__Exercise brief__
Nothing in the data should change when you return it, but leave the pictures out.

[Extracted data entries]
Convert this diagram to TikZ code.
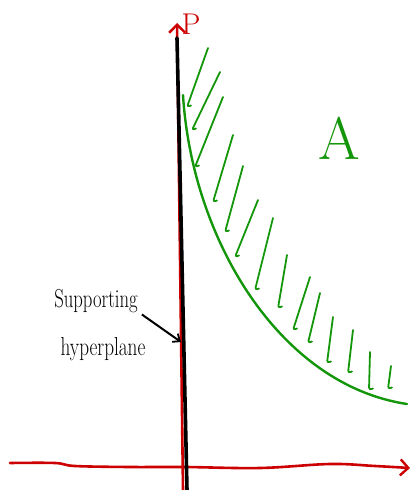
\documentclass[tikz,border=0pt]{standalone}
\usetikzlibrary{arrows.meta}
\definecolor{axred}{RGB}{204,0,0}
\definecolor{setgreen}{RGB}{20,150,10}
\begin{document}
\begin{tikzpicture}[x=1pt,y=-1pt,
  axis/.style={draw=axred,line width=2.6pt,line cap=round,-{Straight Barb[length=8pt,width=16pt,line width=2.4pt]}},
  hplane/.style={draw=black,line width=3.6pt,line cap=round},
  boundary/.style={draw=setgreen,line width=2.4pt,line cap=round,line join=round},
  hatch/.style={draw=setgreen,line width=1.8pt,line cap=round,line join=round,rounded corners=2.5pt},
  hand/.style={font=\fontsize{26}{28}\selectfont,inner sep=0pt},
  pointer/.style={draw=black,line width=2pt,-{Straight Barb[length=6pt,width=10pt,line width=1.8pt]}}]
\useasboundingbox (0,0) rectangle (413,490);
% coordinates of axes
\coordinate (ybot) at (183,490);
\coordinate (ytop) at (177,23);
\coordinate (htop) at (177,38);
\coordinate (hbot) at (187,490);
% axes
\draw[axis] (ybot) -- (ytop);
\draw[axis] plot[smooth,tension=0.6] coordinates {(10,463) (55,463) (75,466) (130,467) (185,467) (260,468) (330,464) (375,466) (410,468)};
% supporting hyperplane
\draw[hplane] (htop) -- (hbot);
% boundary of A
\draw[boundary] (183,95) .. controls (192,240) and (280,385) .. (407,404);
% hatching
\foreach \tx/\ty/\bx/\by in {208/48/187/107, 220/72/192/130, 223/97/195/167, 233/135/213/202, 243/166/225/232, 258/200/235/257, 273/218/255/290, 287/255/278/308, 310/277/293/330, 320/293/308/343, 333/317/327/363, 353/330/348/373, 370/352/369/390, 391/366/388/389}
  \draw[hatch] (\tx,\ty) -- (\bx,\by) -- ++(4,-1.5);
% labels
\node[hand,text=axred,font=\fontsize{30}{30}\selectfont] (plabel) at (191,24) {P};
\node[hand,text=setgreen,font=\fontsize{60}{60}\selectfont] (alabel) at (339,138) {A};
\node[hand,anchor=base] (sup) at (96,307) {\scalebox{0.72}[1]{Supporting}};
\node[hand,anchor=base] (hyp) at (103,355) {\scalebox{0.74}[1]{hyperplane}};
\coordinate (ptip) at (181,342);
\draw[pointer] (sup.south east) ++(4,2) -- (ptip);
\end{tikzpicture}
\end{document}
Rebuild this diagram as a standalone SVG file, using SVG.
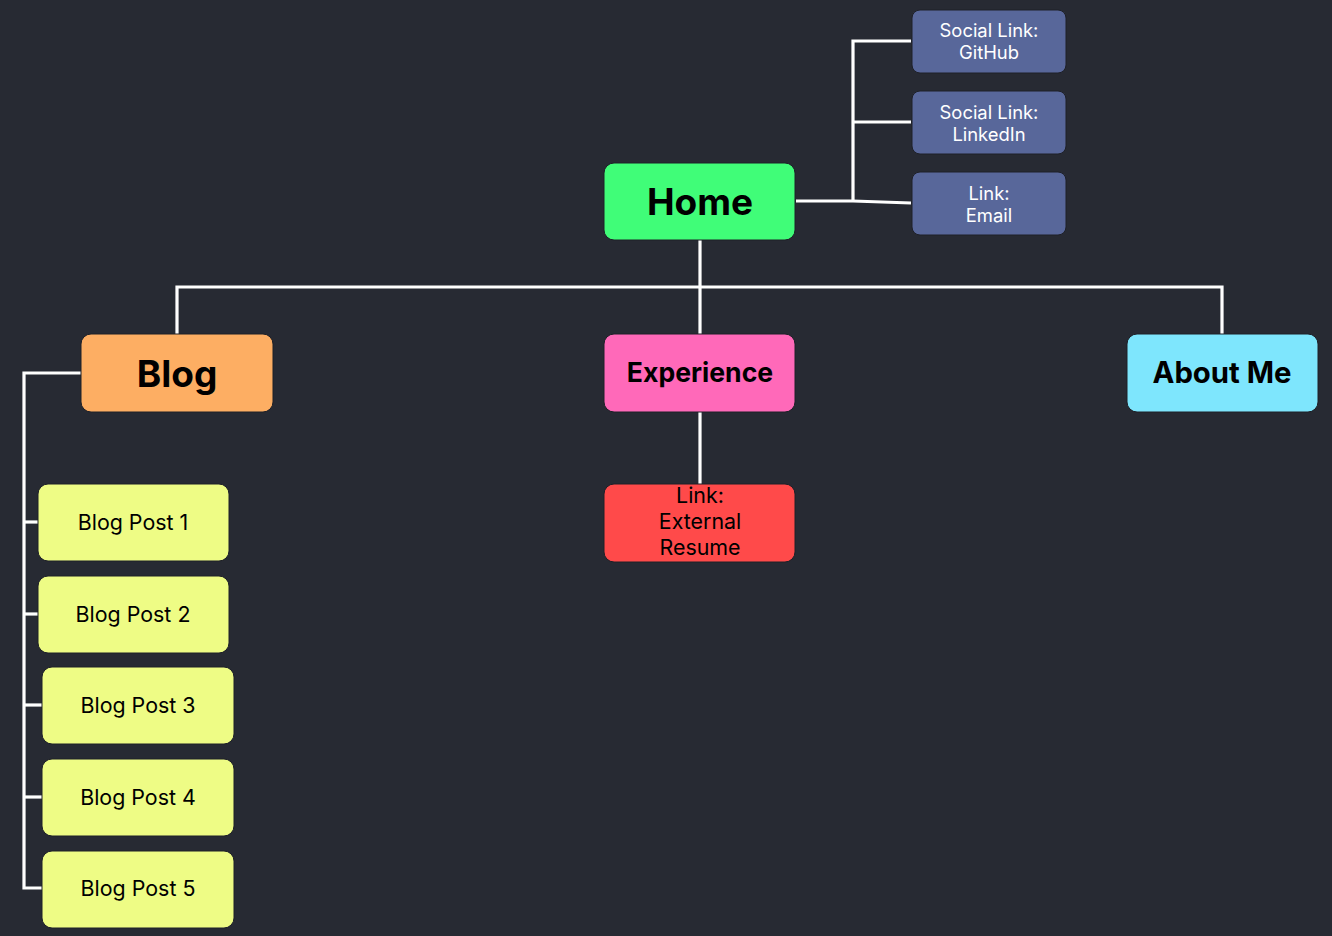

__Task output__
Convert this diagram to TikZ code.
\documentclass[tikz,border=0pt]{standalone}
\usetikzlibrary{arrows.meta}
\definecolor{axred}{RGB}{204,0,0}
\definecolor{setgreen}{RGB}{20,150,10}
\begin{document}
\begin{tikzpicture}[x=1pt,y=-1pt,
  axis/.style={draw=axred,line width=2.6pt,line cap=round,-{Straight Barb[length=8pt,width=16pt,line width=2.4pt]}},
  hplane/.style={draw=black,line width=3.6pt,line cap=round},
  boundary/.style={draw=setgreen,line width=2.4pt,line cap=round,line join=round},
  hatch/.style={draw=setgreen,line width=1.8pt,line cap=round,line join=round,rounded corners=2.5pt},
  hand/.style={font=\fontsize{26}{28}\selectfont,inner sep=0pt},
  pointer/.style={draw=black,line width=2pt,-{Straight Barb[length=6pt,width=10pt,line width=1.8pt]}}]
\useasboundingbox (0,0) rectangle (413,490);
% coordinates of axes
\coordinate (ybot) at (183,490);
\coordinate (ytop) at (177,23);
\coordinate (htop) at (177,38);
\coordinate (hbot) at (187,490);
% axes
\draw[axis] (ybot) -- (ytop);
\draw[axis] plot[smooth,tension=0.6] coordinates {(10,463) (55,463) (75,466) (130,467) (185,467) (260,468) (330,464) (375,466) (410,468)};
% supporting hyperplane
\draw[hplane] (htop) -- (hbot);
% boundary of A
\draw[boundary] (183,95) .. controls (192,240) and (280,385) .. (407,404);
% hatching
\foreach \tx/\ty/\bx/\by in {208/48/187/107, 220/72/192/130, 223/97/195/167, 233/135/213/202, 243/166/225/232, 258/200/235/257, 273/218/255/290, 287/255/278/308, 310/277/293/330, 320/293/308/343, 333/317/327/363, 353/330/348/373, 370/352/369/390, 391/366/388/389}
  \draw[hatch] (\tx,\ty) -- (\bx,\by) -- ++(4,-1.5);
% labels
\node[hand,text=axred,font=\fontsize{30}{30}\selectfont] (plabel) at (191,24) {P};
\node[hand,text=setgreen,font=\fontsize{60}{60}\selectfont] (alabel) at (339,138) {A};
\node[hand,anchor=base] (sup) at (96,307) {\scalebox{0.72}[1]{Supporting}};
\node[hand,anchor=base] (hyp) at (103,355) {\scalebox{0.74}[1]{hyperplane}};
\coordinate (ptip) at (181,342);
\draw[pointer] (sup.south east) ++(4,2) -- (ptip);
\end{tikzpicture}
\end{document}
Rebuild this diagram as a standalone SVG file, using SVG.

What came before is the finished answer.